Ognibene si chiede «perché se cerco qualcosa sul Papa il sito della Santa Sede compare solo al quinto posto?». La domanda può suonare un po’ ridicola. Per certi versi è come chiedersi come mai un bibliotecario non consigli immediatamente Les Confessions a chi chiede informazioni su Jean-Jacques Rousseau: non sempre il diretto interessato è la fonte migliore.
In ogni caso, il primo risultato che restituisce Google per “Benedetto XVI” è proprio il sito del Vaticano.
Quasi dimenticavo d’averlo scritto…
Ma lo scriverei di nuovo!
Che ci sia una specie di relativismo attorno a Wiki mi pare assurdo: anzi, i wikipedisti più agguerriti sulle voci più sensibili( ideologiche, storiche o politiche ) se le danno di santa ragione perché ritengono che la verità venga distorta da questa o quella versione.
A volte, è vero, c’è una triste tendenza al compromesso: se A dice una cosa e B l’opposto, si cercherà una versione intermedia a prescindere dall’attendibilità di A e di B.
Questo risultato è agevolato dal fatto che se non si trova un compromesso e la pagina è oggetto di continue modifiche, Wikipedia blocca la pagina.
E se ci sarà una terza versione C, sgradita ai primi due, rischierà la censura.
Ma questo tocca ciò che va scritto, a mo’ di documento pubblico indicativo( come accade con le carte costituzionali ), non tanto la sua verità.
E anche se i wikipedisti- intendo quelli carburati ideologicamente- non avessero troppo a cuore la precisa verità, escluderanno ciò che ritengono assolutamente falso.
Poco nobile, ma il relativismo non c’entra: non c’è falsità senza verità.
Cmnq, il giornalista lo ammette:
Già, poi c’è anche il dibattito bioetico a essere un’altra faccia del relativismo; e l’affermazione di una pluralità di culture; e lo svincolarsi della politica dalle autorità morali tradizionalmente riconosciute nella società; etc. etc.
A prescindere dal giudizio sulle singole faccende, ci sono davvero tante “altre faccie” del relativismo… e quante sono?!?
E se più semplicemente fossero tutte cose diverse senza relazioni le une con le altre, e “relativismo” fosse un facile shibbolèth?
ciao, eno
Prospettiva interessante, e penso corretta, quella della shibbolèth: come i francesi che non riuscivano a pronunciare “ciciru” (ceci) venivano uccisi dai siculi, così gli intellettuali che non vedono il relativismo in ogni fenomeno appena appena sgradevole vengono esclusi e visti con sospetto: non appartengono al nostro gruppo!
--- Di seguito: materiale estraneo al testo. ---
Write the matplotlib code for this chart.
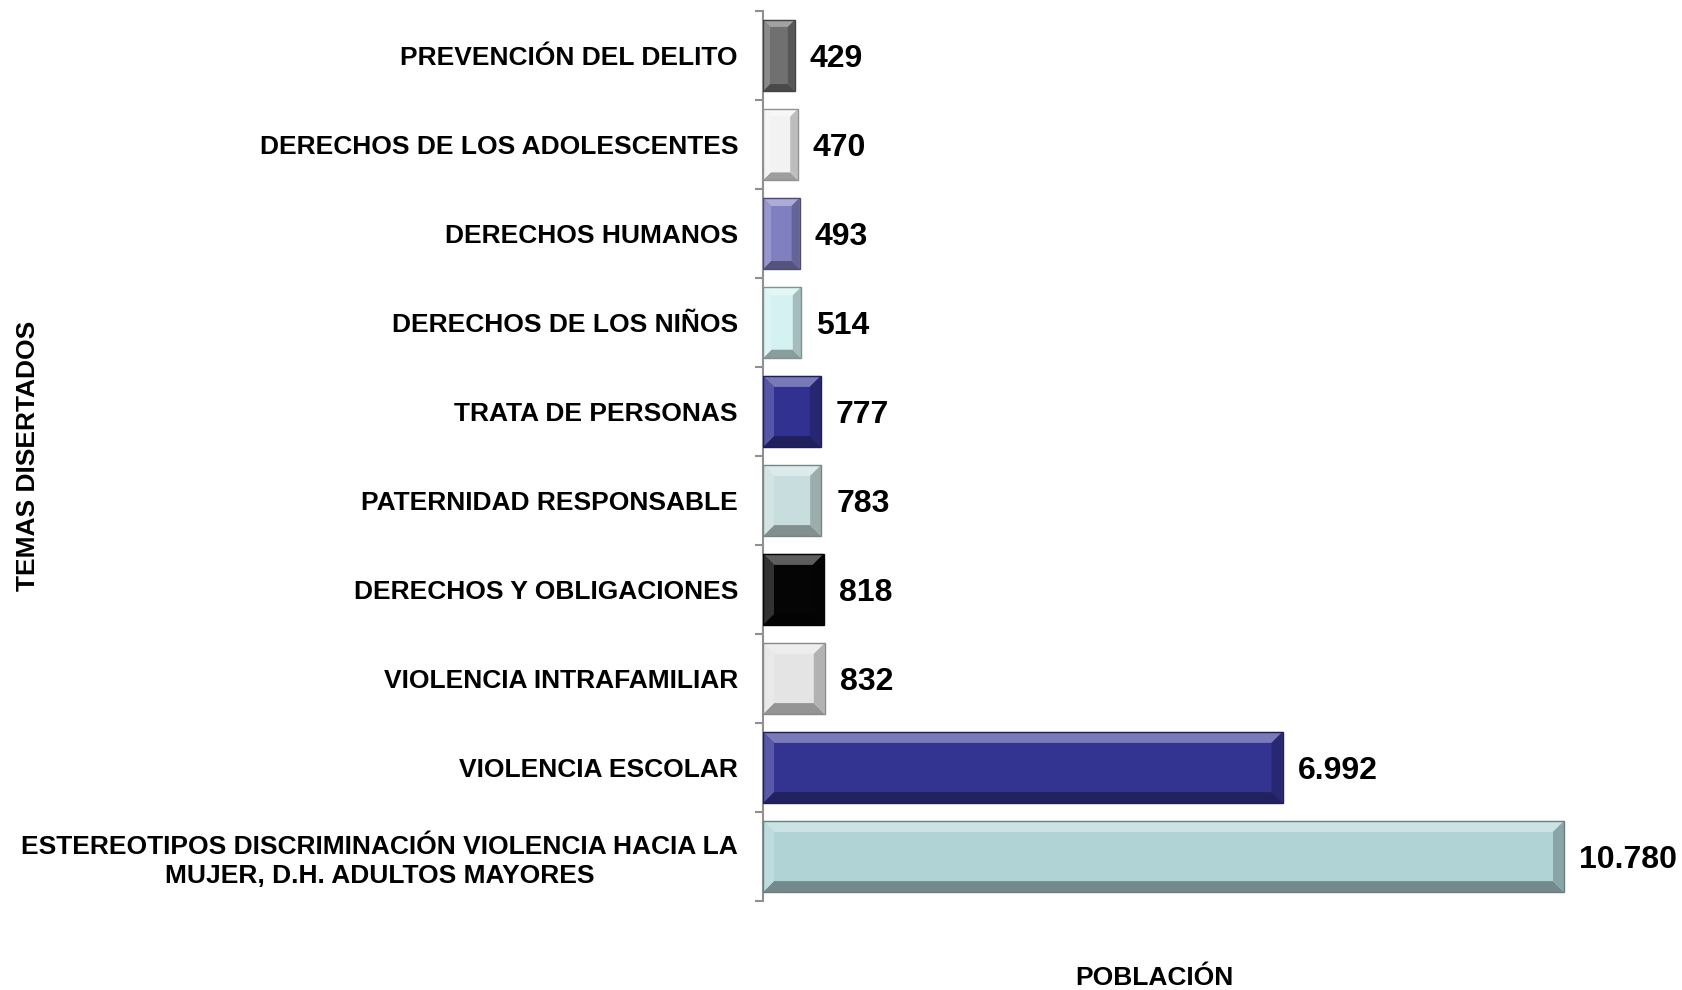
import numpy as np
import matplotlib
matplotlib.use("Agg")
import matplotlib.pyplot as plt
from matplotlib.patches import Polygon
from matplotlib.colors import to_rgb

plt.rcParams['font.family'] = ['Liberation Sans', 'DejaVu Sans']

# Data (top to bottom)
temas = [
    "PREVENCIÓN DEL DELITO",
    "DERECHOS DE LOS ADOLESCENTES",
    "DERECHOS HUMANOS",
    "DERECHOS DE LOS NIÑOS",
    "TRATA DE PERSONAS",
    "PATERNIDAD RESPONSABLE",
    "DERECHOS Y OBLIGACIONES",
    "VIOLENCIA INTRAFAMILIAR",
    "VIOLENCIA ESCOLAR",
    "ESTEREOTIPOS DISCRIMINACIÓN VIOLENCIA HACIA LA\nMUJER, D.H. ADULTOS MAYORES",
]
poblacion = [429, 470, 493, 514, 777, 783, 818, 832, 6992, 10780]
colores = ["#707070", "#f2f2f2", "#8080c0", "#d4f2f2", "#313192",
           "#c8dede", "#050505", "#e4e4e4", "#333392", "#b0d4d6"]


def mix(c, other, t):
    c = np.array(to_rgb(c))
    o = np.array(to_rgb(other))
    return tuple(c * (1 - t) + o * t)


def fmt(v):
    return f"{v:,}".replace(",", ".")


W, H, DPI = 1682, 990, 100
fig = plt.figure(figsize=(W / DPI, H / DPI), dpi=DPI)
L, R, T, B = 763, 1600, 11, 901
ax = fig.add_axes([L / W, (H - B) / H, (R - L) / W, (B - T) / H])

xmax = 10780 * (R - L) / (1564 - L)
ax.set_xlim(0, xmax)
ax.set_ylim(len(temas) - 0.5, -0.5)

y = np.arange(len(temas))
bh = 0.8
ax.barh(y, poblacion, height=bh, color=colores, edgecolor="none", zorder=2)

# bevel effect
dxp = xmax / (R - L)
dyp = len(temas) / (B - T)
for yi, v, c in zip(y, poblacion, colores):
    wpx = v / dxp
    bev = min(11, 0.22 * wpx)
    bx, by = bev * dxp, bev * dyp
    x0, x1 = 0, v
    y0, y1 = yi - bh / 2, yi + bh / 2   # y0 is top (inverted axis)
    light = "#ffffff"
    dark = "#000000"
    pieces = [
        ([(x0, y0), (x1, y0), (x1 - bx, y0 + by), (x0 + bx, y0 + by)], mix(c, light, 0.35)),
        ([(x0, y1), (x1, y1), (x1 - bx, y1 - by), (x0 + bx, y1 - by)], mix(c, dark, 0.35)),
        ([(x0, y0), (x0 + bx, y0 + by), (x0 + bx, y1 - by), (x0, y1)], mix(c, light, 0.18)),
        ([(x1, y0), (x1 - bx, y0 + by), (x1 - bx, y1 - by), (x1, y1)], mix(c, dark, 0.22)),
    ]
    for pts, col in pieces:
        ax.add_patch(Polygon(pts, closed=True, facecolor=col, edgecolor="none", zorder=3))
    ax.add_patch(Polygon([(x0, y0), (x1, y0), (x1, y1), (x0, y1)], closed=True,
                         facecolor="none", edgecolor=mix(c, dark, 0.4), lw=1.0, zorder=4))
    ax.text(v + 15 * dxp, yi + 0.04, fmt(v), va="center", ha="left",
            fontsize=23, fontweight="bold", color="black", zorder=5)

for s in ["top", "right", "bottom"]:
    ax.spines[s].set_visible(False)
ax.spines["left"].set_color("#909090")
ax.spines["left"].set_linewidth(1.5)
ax.set_xticks([])

ax.set_yticks(y)
ax.set_yticklabels(temas, fontsize=19, fontweight="bold", multialignment="center",
                   linespacing=1.25)
ax.tick_params(axis="y", which="major", length=0, pad=18)
ax.set_yticks(np.arange(-0.5, len(temas)), minor=True)
ax.tick_params(axis="y", which="minor", length=6, width=1.5, color="#909090")

ax.set_ylabel("TEMAS DISERTADOS", fontsize=19, fontweight="bold", labelpad=0)
ax.yaxis.set_label_coords(-(L - 40) / (R - L), 0.5)
fig.text(1154 / W, 1 - 978 / H, "POBLACIÓN", ha="center", va="center",
         fontsize=19, fontweight="bold")

fig.savefig("out.png", dpi=DPI)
Però il relativismo è attaccato anche da persone come Roberta De Monticelli, Maurizio Ferraris e Giovanni Jervis che vedo poco a loro agio sulle pagine di Avvenire!
E Dario Antiseri, che su Avvenire ogni tanto ci scrive, ha definito il relativismo una delle caratteristiche dell’occidente…
Su Wikipedia vi segnalo la questione Gennaro Carotenuto. Piccolo scivolone, a mio avviso, di Wiki.
Ho dato una veloce lettura della querelle, e quello che mi incuriosisce è il riferirsi a Wikipedia come se fosse un soggetto dotato di una filosofia o un modus operandi ben definito.